◆ **WRITTEN EXERCISE**
Go through the records and copy each line where the word "this" occurs.
****************
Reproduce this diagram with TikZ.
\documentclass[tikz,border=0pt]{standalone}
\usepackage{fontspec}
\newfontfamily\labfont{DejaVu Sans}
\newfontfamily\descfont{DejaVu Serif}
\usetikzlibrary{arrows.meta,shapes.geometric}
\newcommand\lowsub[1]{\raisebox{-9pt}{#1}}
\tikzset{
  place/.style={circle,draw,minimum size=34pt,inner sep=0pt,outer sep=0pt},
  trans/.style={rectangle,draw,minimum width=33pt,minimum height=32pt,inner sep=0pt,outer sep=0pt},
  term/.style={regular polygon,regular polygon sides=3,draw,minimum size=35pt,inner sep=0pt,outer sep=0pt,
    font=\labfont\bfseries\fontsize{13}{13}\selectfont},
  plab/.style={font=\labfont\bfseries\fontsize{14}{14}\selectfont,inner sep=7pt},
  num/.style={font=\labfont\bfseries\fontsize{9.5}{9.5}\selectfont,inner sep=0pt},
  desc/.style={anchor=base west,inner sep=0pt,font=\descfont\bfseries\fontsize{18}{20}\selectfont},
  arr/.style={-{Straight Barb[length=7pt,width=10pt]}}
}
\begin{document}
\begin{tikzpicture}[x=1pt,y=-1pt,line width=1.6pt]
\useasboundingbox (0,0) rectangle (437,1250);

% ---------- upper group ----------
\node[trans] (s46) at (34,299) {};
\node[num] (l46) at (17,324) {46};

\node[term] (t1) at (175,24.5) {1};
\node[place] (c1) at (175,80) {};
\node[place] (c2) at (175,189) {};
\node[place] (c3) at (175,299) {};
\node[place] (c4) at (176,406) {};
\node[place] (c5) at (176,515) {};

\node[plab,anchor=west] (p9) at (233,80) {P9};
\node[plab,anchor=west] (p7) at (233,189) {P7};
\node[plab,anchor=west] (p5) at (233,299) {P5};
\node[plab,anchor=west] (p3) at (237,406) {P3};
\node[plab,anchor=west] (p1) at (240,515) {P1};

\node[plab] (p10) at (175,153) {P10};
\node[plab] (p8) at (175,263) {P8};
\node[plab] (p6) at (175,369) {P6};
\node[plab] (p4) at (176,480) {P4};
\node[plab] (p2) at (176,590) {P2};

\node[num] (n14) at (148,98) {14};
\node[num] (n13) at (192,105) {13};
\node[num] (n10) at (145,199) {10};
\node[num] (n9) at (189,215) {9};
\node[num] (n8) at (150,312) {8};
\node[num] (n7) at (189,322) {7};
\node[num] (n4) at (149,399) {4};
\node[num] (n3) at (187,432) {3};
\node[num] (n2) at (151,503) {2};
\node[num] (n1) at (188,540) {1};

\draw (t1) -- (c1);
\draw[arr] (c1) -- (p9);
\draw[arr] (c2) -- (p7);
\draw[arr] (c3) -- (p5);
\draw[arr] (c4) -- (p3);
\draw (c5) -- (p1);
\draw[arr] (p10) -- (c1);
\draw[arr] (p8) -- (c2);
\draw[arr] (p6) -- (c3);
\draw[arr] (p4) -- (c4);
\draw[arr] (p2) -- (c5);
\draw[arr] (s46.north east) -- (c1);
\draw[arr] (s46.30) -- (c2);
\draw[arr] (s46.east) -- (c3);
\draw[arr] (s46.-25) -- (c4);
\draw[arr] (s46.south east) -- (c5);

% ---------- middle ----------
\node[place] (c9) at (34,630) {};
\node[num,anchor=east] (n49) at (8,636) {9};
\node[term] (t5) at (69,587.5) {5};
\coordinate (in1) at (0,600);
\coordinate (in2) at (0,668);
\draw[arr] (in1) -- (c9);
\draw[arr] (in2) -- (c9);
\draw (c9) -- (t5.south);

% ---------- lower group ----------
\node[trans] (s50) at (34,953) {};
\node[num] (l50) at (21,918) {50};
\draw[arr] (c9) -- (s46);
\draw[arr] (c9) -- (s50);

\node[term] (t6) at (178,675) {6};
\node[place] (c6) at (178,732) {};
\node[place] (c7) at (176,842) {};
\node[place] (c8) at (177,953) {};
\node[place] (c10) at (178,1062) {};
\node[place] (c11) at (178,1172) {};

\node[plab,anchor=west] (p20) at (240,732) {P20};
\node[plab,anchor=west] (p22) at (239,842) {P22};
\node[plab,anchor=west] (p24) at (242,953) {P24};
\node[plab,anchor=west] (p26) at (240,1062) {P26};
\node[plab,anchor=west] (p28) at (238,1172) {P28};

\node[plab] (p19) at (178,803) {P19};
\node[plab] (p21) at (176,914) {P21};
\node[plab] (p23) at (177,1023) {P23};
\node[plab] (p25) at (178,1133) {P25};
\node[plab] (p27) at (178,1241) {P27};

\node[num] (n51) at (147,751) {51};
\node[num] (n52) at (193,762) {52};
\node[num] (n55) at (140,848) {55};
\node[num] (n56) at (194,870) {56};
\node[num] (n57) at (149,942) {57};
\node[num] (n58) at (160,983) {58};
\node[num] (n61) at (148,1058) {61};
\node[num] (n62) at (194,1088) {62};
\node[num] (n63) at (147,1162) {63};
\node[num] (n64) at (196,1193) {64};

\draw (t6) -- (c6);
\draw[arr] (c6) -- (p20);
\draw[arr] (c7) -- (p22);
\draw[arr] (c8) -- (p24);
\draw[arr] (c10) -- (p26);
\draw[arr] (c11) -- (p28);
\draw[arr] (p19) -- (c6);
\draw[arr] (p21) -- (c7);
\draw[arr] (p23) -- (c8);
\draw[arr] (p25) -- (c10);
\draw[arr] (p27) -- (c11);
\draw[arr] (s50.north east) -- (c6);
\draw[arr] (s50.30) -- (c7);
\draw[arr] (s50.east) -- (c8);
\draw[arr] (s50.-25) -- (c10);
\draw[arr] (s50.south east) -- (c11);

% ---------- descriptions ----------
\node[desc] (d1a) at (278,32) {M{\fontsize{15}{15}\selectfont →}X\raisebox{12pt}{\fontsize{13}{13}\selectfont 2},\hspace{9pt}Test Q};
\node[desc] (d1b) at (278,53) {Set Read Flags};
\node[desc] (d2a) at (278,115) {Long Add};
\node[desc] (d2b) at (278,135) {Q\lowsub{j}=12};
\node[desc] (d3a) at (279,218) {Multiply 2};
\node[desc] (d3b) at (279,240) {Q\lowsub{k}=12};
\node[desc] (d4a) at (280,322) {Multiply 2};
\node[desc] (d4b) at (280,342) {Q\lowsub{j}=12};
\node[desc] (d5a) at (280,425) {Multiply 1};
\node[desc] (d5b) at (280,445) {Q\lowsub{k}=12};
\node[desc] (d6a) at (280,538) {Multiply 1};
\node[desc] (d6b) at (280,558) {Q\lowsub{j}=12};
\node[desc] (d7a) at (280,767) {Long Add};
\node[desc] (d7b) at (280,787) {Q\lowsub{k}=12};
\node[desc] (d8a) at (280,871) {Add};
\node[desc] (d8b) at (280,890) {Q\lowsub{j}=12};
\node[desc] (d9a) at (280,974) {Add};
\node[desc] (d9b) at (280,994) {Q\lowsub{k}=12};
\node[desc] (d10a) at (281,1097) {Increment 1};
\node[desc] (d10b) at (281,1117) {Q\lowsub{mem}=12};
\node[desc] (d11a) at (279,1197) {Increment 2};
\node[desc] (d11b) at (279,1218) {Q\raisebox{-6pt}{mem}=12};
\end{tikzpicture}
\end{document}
****************
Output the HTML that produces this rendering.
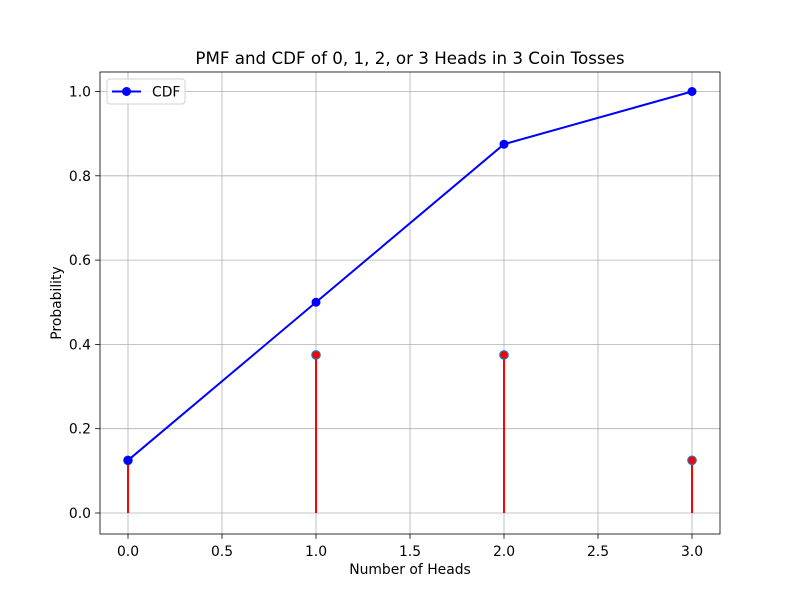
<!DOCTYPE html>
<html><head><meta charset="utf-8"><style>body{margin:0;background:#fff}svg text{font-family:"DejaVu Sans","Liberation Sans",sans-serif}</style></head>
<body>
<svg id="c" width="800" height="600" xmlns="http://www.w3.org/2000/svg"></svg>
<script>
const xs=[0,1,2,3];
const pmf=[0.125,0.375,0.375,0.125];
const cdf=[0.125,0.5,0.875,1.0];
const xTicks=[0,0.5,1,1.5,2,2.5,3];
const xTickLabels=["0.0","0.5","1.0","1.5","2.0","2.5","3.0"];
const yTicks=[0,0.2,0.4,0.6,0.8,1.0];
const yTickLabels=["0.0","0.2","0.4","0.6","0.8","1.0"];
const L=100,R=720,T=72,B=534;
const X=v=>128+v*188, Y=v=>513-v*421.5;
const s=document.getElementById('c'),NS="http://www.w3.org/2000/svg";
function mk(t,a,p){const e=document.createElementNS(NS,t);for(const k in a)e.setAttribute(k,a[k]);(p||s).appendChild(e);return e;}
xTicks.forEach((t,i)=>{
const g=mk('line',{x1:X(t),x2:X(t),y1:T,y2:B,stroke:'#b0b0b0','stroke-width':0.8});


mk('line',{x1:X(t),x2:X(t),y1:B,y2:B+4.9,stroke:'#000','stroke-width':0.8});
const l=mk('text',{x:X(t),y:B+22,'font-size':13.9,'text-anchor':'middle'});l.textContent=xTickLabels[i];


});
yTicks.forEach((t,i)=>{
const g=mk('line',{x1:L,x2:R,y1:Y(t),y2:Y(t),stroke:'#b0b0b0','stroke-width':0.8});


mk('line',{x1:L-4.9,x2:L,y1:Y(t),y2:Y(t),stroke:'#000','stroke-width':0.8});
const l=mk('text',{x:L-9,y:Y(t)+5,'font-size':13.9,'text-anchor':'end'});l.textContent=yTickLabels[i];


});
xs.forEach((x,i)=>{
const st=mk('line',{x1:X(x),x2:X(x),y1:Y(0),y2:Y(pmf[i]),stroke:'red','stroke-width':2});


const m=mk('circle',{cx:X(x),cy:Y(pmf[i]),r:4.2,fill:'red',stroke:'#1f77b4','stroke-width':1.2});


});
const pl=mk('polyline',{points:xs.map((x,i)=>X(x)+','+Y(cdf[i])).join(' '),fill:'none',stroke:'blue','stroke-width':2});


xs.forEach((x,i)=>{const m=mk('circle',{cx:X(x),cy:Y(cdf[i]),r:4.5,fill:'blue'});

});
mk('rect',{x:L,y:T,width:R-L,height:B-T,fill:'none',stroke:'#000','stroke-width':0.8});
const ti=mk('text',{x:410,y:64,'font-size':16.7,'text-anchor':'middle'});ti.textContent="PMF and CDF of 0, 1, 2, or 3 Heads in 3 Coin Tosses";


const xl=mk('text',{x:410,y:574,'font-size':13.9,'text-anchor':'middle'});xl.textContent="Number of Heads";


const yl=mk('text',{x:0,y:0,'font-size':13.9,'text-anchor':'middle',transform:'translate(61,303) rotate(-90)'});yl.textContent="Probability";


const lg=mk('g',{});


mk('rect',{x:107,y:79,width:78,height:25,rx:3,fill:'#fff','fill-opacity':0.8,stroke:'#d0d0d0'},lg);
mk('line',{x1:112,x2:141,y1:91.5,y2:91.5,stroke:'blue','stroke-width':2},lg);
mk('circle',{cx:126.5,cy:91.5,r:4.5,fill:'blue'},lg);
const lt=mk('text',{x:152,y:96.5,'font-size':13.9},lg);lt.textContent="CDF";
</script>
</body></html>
****************
◆ **EXPECTED ANSWER**
Reproduce this diagram with TikZ.
Output the HTML that produces this rendering.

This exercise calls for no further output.